--- begin ---

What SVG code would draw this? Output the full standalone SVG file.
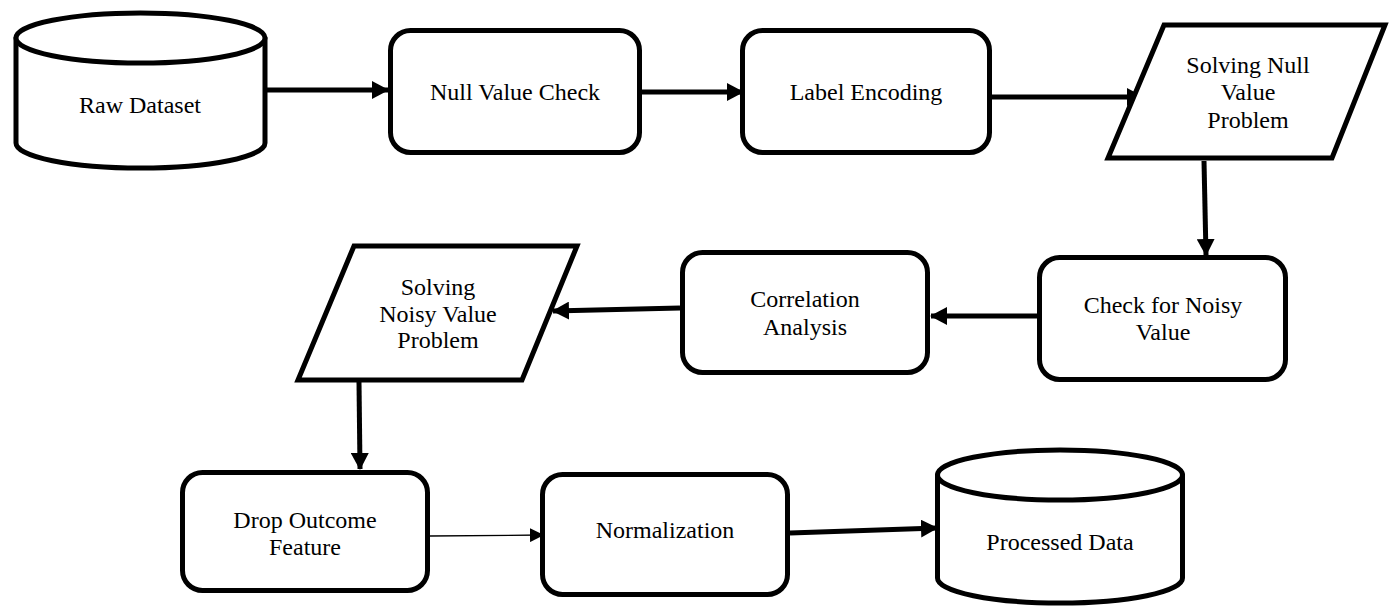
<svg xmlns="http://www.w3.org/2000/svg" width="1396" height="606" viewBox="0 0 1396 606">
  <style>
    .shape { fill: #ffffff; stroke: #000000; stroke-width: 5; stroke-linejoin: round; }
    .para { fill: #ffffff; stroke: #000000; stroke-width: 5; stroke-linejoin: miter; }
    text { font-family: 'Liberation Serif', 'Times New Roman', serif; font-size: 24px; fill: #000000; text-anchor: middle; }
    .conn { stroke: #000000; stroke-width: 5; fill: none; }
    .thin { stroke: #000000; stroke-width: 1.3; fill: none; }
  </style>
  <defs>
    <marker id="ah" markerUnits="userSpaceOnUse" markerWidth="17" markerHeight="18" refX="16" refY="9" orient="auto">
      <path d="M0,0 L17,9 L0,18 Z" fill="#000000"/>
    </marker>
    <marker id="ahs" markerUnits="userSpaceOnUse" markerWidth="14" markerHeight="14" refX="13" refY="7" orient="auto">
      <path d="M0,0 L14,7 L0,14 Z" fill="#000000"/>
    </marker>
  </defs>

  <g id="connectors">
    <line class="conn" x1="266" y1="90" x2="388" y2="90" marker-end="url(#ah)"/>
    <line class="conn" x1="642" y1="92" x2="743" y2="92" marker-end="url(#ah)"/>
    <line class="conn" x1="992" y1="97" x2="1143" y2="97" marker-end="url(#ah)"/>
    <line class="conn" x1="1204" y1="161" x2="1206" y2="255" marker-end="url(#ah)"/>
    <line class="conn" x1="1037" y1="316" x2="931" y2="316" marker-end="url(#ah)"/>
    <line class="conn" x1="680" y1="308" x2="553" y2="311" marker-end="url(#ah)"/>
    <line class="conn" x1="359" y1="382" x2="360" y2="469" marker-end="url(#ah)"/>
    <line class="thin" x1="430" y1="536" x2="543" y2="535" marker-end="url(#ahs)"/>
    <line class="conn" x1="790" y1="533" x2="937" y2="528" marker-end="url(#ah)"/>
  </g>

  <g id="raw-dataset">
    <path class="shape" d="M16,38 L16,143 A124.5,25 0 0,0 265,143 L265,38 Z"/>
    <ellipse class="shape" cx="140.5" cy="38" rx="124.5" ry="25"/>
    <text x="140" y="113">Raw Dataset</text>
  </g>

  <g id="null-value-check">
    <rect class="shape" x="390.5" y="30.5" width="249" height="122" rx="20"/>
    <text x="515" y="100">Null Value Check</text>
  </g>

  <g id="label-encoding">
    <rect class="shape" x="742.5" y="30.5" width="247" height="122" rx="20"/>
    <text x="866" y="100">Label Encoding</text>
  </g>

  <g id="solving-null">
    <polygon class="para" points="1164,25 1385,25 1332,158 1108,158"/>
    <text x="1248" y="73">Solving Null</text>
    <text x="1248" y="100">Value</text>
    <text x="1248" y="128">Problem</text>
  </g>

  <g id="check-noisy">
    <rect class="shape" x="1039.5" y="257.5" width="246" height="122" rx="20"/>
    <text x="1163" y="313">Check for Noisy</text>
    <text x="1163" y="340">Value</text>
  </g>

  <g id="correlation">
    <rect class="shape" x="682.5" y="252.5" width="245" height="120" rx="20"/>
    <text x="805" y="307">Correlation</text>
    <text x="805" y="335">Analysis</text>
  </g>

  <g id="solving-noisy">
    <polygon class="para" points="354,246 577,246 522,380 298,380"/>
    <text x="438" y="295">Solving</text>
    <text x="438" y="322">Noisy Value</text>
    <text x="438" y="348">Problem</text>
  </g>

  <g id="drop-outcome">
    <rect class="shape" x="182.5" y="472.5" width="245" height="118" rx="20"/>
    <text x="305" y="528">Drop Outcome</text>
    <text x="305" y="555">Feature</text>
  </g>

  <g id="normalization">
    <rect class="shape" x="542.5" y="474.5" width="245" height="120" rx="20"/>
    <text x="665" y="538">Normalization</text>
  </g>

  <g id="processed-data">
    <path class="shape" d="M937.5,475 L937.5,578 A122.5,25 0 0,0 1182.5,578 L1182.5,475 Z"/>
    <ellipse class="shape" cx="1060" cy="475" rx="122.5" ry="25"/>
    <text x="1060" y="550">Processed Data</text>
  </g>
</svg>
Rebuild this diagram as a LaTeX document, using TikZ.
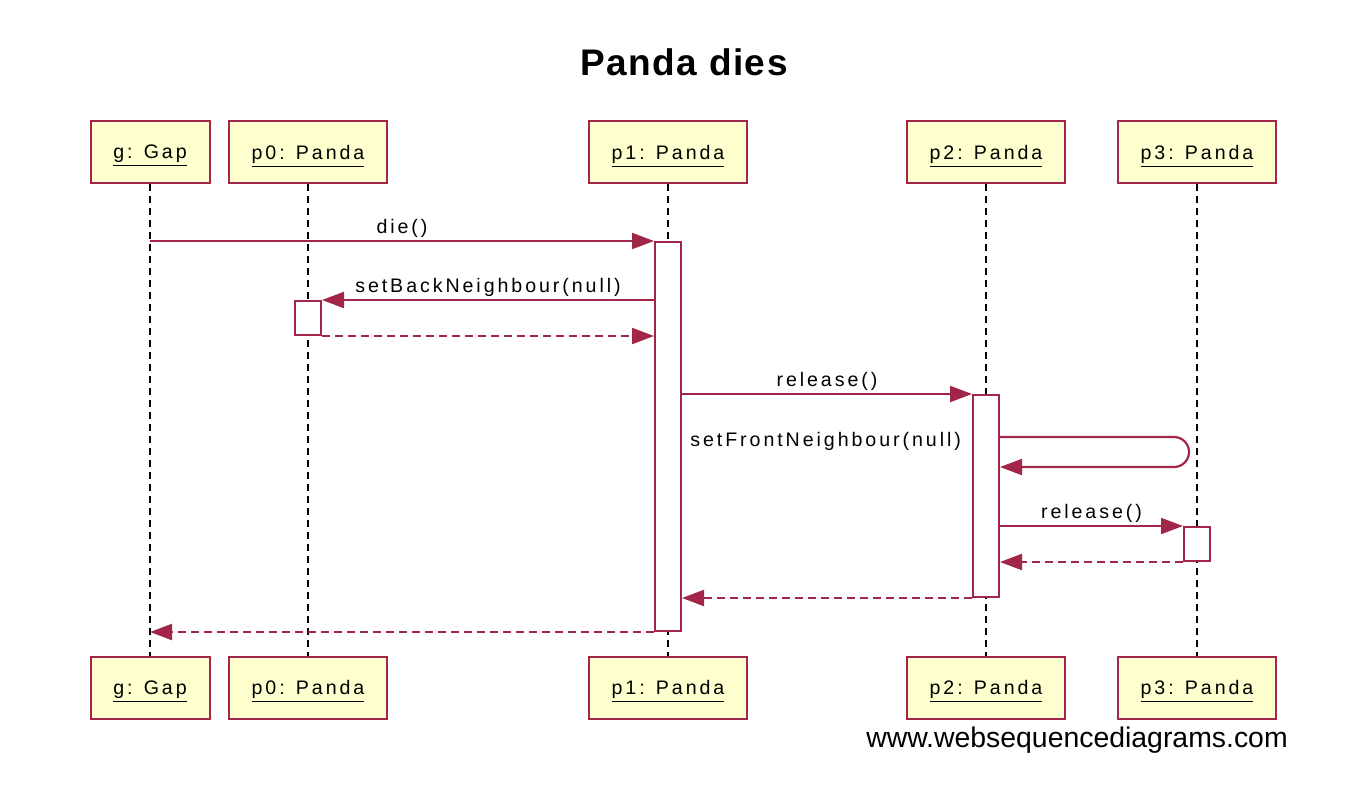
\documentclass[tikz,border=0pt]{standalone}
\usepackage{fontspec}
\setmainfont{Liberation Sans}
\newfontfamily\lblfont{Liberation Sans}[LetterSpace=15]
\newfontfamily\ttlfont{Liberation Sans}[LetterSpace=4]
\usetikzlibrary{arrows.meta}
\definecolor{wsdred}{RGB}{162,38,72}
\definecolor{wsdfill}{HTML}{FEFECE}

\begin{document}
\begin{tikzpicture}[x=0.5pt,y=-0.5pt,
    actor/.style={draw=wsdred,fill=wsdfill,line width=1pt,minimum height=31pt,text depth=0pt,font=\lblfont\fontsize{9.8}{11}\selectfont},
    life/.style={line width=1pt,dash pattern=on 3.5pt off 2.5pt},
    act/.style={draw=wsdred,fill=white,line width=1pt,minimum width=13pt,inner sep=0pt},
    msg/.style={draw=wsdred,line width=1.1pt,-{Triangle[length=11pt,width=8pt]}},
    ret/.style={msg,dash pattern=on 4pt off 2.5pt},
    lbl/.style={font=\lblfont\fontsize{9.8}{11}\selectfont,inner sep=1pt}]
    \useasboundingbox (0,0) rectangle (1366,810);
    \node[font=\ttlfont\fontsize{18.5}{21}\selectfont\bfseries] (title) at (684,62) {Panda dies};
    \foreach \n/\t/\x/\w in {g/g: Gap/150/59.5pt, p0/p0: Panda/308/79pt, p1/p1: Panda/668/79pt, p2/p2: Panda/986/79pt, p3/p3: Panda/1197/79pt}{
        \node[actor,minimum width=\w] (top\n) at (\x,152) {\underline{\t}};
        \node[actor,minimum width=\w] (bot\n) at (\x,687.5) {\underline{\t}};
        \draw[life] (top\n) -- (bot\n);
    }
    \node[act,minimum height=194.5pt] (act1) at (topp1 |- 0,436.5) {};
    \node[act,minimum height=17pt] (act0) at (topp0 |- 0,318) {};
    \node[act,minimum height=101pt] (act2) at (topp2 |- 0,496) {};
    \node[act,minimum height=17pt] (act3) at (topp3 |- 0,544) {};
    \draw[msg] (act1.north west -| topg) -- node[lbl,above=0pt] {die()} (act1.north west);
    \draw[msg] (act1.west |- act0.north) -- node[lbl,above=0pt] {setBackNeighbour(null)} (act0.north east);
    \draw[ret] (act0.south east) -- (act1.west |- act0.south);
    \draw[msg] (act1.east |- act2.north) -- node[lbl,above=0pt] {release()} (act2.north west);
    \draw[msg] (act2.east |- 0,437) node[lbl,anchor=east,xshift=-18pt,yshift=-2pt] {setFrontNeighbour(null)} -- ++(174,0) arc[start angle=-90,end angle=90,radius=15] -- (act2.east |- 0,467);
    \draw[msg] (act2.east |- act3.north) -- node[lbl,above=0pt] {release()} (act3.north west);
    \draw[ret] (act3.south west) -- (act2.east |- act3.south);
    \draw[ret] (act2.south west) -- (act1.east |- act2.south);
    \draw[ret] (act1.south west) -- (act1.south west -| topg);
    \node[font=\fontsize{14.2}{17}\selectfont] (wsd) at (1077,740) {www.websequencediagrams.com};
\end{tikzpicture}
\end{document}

--- end ---

Pictures are not part of the copy; output everything else in the records exactly.

What SVG code would draw this? Output the full standalone SVG file.
<svg xmlns="http://www.w3.org/2000/svg" width="1396" height="606" viewBox="0 0 1396 606">
  <style>
    .shape { fill: #ffffff; stroke: #000000; stroke-width: 5; stroke-linejoin: round; }
    .para { fill: #ffffff; stroke: #000000; stroke-width: 5; stroke-linejoin: miter; }
    text { font-family: 'Liberation Serif', 'Times New Roman', serif; font-size: 24px; fill: #000000; text-anchor: middle; }
    .conn { stroke: #000000; stroke-width: 5; fill: none; }
    .thin { stroke: #000000; stroke-width: 1.3; fill: none; }
  </style>
  <defs>
    <marker id="ah" markerUnits="userSpaceOnUse" markerWidth="17" markerHeight="18" refX="16" refY="9" orient="auto">
      <path d="M0,0 L17,9 L0,18 Z" fill="#000000"/>
    </marker>
    <marker id="ahs" markerUnits="userSpaceOnUse" markerWidth="14" markerHeight="14" refX="13" refY="7" orient="auto">
      <path d="M0,0 L14,7 L0,14 Z" fill="#000000"/>
    </marker>
  </defs>

  <g id="connectors">
    <line class="conn" x1="266" y1="90" x2="388" y2="90" marker-end="url(#ah)"/>
    <line class="conn" x1="642" y1="92" x2="743" y2="92" marker-end="url(#ah)"/>
    <line class="conn" x1="992" y1="97" x2="1143" y2="97" marker-end="url(#ah)"/>
    <line class="conn" x1="1204" y1="161" x2="1206" y2="255" marker-end="url(#ah)"/>
    <line class="conn" x1="1037" y1="316" x2="931" y2="316" marker-end="url(#ah)"/>
    <line class="conn" x1="680" y1="308" x2="553" y2="311" marker-end="url(#ah)"/>
    <line class="conn" x1="359" y1="382" x2="360" y2="469" marker-end="url(#ah)"/>
    <line class="thin" x1="430" y1="536" x2="543" y2="535" marker-end="url(#ahs)"/>
    <line class="conn" x1="790" y1="533" x2="937" y2="528" marker-end="url(#ah)"/>
  </g>

  <g id="raw-dataset">
    <path class="shape" d="M16,38 L16,143 A124.5,25 0 0,0 265,143 L265,38 Z"/>
    <ellipse class="shape" cx="140.5" cy="38" rx="124.5" ry="25"/>
    <text x="140" y="113">Raw Dataset</text>
  </g>

  <g id="null-value-check">
    <rect class="shape" x="390.5" y="30.5" width="249" height="122" rx="20"/>
    <text x="515" y="100">Null Value Check</text>
  </g>

  <g id="label-encoding">
    <rect class="shape" x="742.5" y="30.5" width="247" height="122" rx="20"/>
    <text x="866" y="100">Label Encoding</text>
  </g>

  <g id="solving-null">
    <polygon class="para" points="1164,25 1385,25 1332,158 1108,158"/>
    <text x="1248" y="73">Solving Null</text>
    <text x="1248" y="100">Value</text>
    <text x="1248" y="128">Problem</text>
  </g>

  <g id="check-noisy">
    <rect class="shape" x="1039.5" y="257.5" width="246" height="122" rx="20"/>
    <text x="1163" y="313">Check for Noisy</text>
    <text x="1163" y="340">Value</text>
  </g>

  <g id="correlation">
    <rect class="shape" x="682.5" y="252.5" width="245" height="120" rx="20"/>
    <text x="805" y="307">Correlation</text>
    <text x="805" y="335">Analysis</text>
  </g>

  <g id="solving-noisy">
    <polygon class="para" points="354,246 577,246 522,380 298,380"/>
    <text x="438" y="295">Solving</text>
    <text x="438" y="322">Noisy Value</text>
    <text x="438" y="348">Problem</text>
  </g>

  <g id="drop-outcome">
    <rect class="shape" x="182.5" y="472.5" width="245" height="118" rx="20"/>
    <text x="305" y="528">Drop Outcome</text>
    <text x="305" y="555">Feature</text>
  </g>

  <g id="normalization">
    <rect class="shape" x="542.5" y="474.5" width="245" height="120" rx="20"/>
    <text x="665" y="538">Normalization</text>
  </g>

  <g id="processed-data">
    <path class="shape" d="M937.5,475 L937.5,578 A122.5,25 0 0,0 1182.5,578 L1182.5,475 Z"/>
    <ellipse class="shape" cx="1060" cy="475" rx="122.5" ry="25"/>
    <text x="1060" y="550">Processed Data</text>
  </g>
</svg>
Rebuild this diagram as a LaTeX document, using TikZ.
\documentclass[tikz,border=0pt]{standalone}
\usepackage{fontspec}
\setmainfont{Liberation Sans}
\newfontfamily\lblfont{Liberation Sans}[LetterSpace=15]
\newfontfamily\ttlfont{Liberation Sans}[LetterSpace=4]
\usetikzlibrary{arrows.meta}
\definecolor{wsdred}{RGB}{162,38,72}
\definecolor{wsdfill}{HTML}{FEFECE}

\begin{document}
\begin{tikzpicture}[x=0.5pt,y=-0.5pt,
    actor/.style={draw=wsdred,fill=wsdfill,line width=1pt,minimum height=31pt,text depth=0pt,font=\lblfont\fontsize{9.8}{11}\selectfont},
    life/.style={line width=1pt,dash pattern=on 3.5pt off 2.5pt},
    act/.style={draw=wsdred,fill=white,line width=1pt,minimum width=13pt,inner sep=0pt},
    msg/.style={draw=wsdred,line width=1.1pt,-{Triangle[length=11pt,width=8pt]}},
    ret/.style={msg,dash pattern=on 4pt off 2.5pt},
    lbl/.style={font=\lblfont\fontsize{9.8}{11}\selectfont,inner sep=1pt}]
    \useasboundingbox (0,0) rectangle (1366,810);
    \node[font=\ttlfont\fontsize{18.5}{21}\selectfont\bfseries] (title) at (684,62) {Panda dies};
    \foreach \n/\t/\x/\w in {g/g: Gap/150/59.5pt, p0/p0: Panda/308/79pt, p1/p1: Panda/668/79pt, p2/p2: Panda/986/79pt, p3/p3: Panda/1197/79pt}{
        \node[actor,minimum width=\w] (top\n) at (\x,152) {\underline{\t}};
        \node[actor,minimum width=\w] (bot\n) at (\x,687.5) {\underline{\t}};
        \draw[life] (top\n) -- (bot\n);
    }
    \node[act,minimum height=194.5pt] (act1) at (topp1 |- 0,436.5) {};
    \node[act,minimum height=17pt] (act0) at (topp0 |- 0,318) {};
    \node[act,minimum height=101pt] (act2) at (topp2 |- 0,496) {};
    \node[act,minimum height=17pt] (act3) at (topp3 |- 0,544) {};
    \draw[msg] (act1.north west -| topg) -- node[lbl,above=0pt] {die()} (act1.north west);
    \draw[msg] (act1.west |- act0.north) -- node[lbl,above=0pt] {setBackNeighbour(null)} (act0.north east);
    \draw[ret] (act0.south east) -- (act1.west |- act0.south);
    \draw[msg] (act1.east |- act2.north) -- node[lbl,above=0pt] {release()} (act2.north west);
    \draw[msg] (act2.east |- 0,437) node[lbl,anchor=east,xshift=-18pt,yshift=-2pt] {setFrontNeighbour(null)} -- ++(174,0) arc[start angle=-90,end angle=90,radius=15] -- (act2.east |- 0,467);
    \draw[msg] (act2.east |- act3.north) -- node[lbl,above=0pt] {release()} (act3.north west);
    \draw[ret] (act3.south west) -- (act2.east |- act3.south);
    \draw[ret] (act2.south west) -- (act1.east |- act2.south);
    \draw[ret] (act1.south west) -- (act1.south west -| topg);
    \node[font=\fontsize{14.2}{17}\selectfont] (wsd) at (1077,740) {www.websequencediagrams.com};
\end{tikzpicture}
\end{document}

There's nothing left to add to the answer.